The award celebrates the legacy of longtime conservation leaders, HVA board member Lou Hecht and his wife Elaine. It recognizes individuals who embrace and advance a collaborative vision of protected, connected wildlife habitat in the spirit of HVA's model, which brings together diverse partners to accomplish a shared goal. 
A collaborative of more than 50 organizations, the Follow the Forest initiative works to protect a connected woodland corridor across the Housatonic Valley, through eastern New York and north through Vermont to Canada.
 
"Although HVA is defined by a watershed, we are not limited by it," said Tim Abbott, HVA's executive director. "We are also interested in all the organizations we work with who care deeply about helping achieve great, lasting conservation." 
 
The 2025 awards presentation focused on the recent successes of the Cooper Hill Conservation Alliance—a partnership of eight conservation organizations (including HVA), a realtor and a local farming family working to conserve more than 1,200 acres in Ashley Falls, MA, and Salisbury, Conn.  
 
"This is a once-in-a-generation environmental success," said Julia Rogers, HVA's conservation director, "and it wouldn't be possible without Kathy Orlando, executive director of the Sheffield Land Trust."  
 
Orlando and her team at the Sheffield Land Trust were instrumental in the formation of the alliance and the success of the conservation project. They recognized there was an opportunity to make protection of the farmland in Massachusetts more impactful if it included two large parcels in Connecticut. 
 
"This is about all the volunteers and the committees of those eight organizations," said Orlando. "There is no way that I could have done what I did without these partners. It is really everybody's time, energy and effort, and their networking, that makes all of this possible."
 
Bogle and the two groups of private donors who came together to secure 560 acres of vulnerable and significant properties in Salisbury, Conn. were also awarded the Louis and Elaine Hecht Follow the Forest Award. This effort was indispensable to the success of the Cooper Hill Conservation Alliance project. While the Salisbury Association Land Trust secured state, federal and additional private funding, Bogle helped gather private pledges and negotiate the purchase of these critical lands. Tom's Hill, nearly 300 acres overlooking East Twin Lake, has now passed into conservation ownership, and Miles Mountain is scheduled for permanent protection in 2026. 
 
Bogle said that this conservation effort has been transformative for the community.
 
"I think it is tremendous for the watershed," he said. "There's a lot more that we are thinking about and able to do now, and it wouldn't have happened without the Sheffield Land Trust and HVA." 
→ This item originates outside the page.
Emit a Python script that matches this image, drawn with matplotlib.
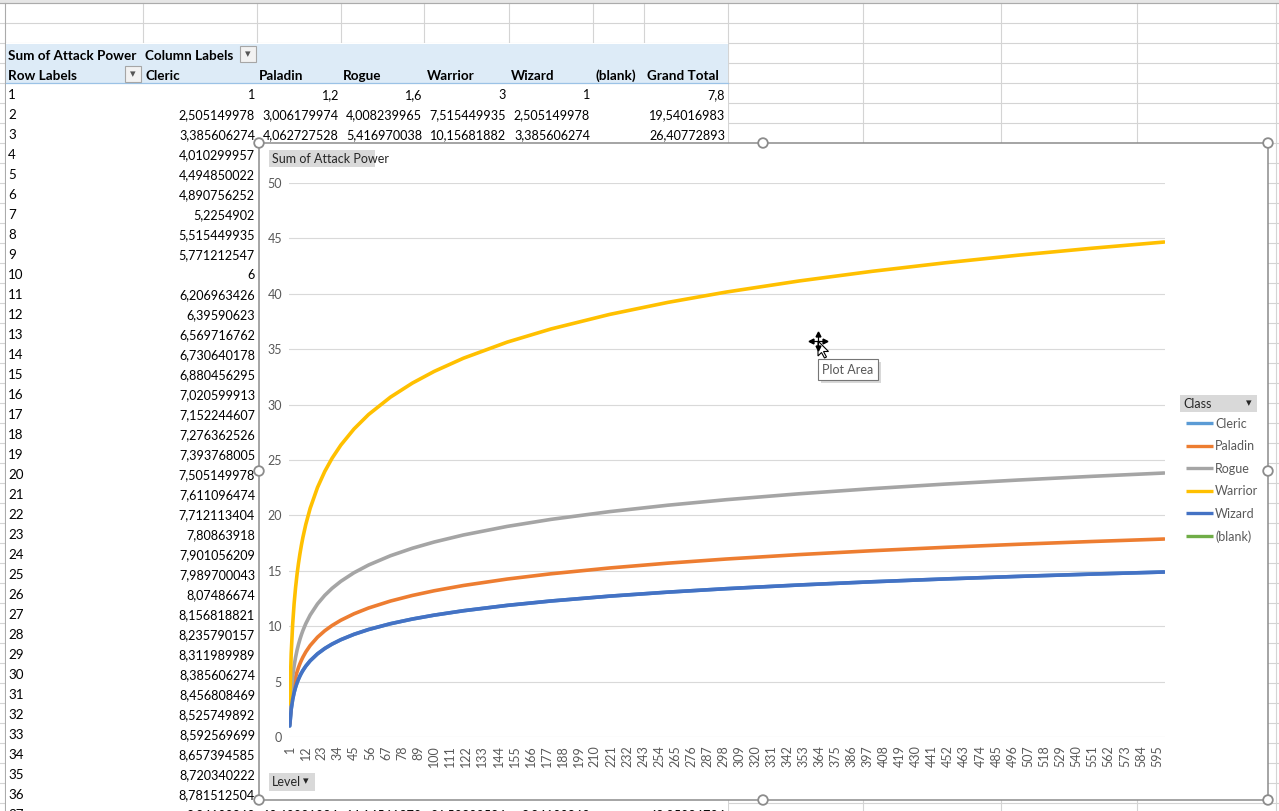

Also honored with HVA's Charles Downing Lay Environmental Leadership Award was Rebecca Neary—an HVA board member and president of the Warren Land Trust. 
 
"Named for HVA's founder, the Charles Downing Lay Award recognizes someone who is singularly impactful for the conservation of our special region," said Abbott. "It's a lifetime achievement superhero award, and Rebecca Neary, indomitable champion of community-based and strategic land conservation, embodies that spirit and depth of impact." 
 
"HVA has been instrumental in getting all of us to think more collaboratively with one another because we are in service of the same mission," says Neary. "That is HVA's overarching vision, and what it works diligently with its incredible team to achieve. So, it's my great honor to be a part of that organization and to serve this incredible cause," she said.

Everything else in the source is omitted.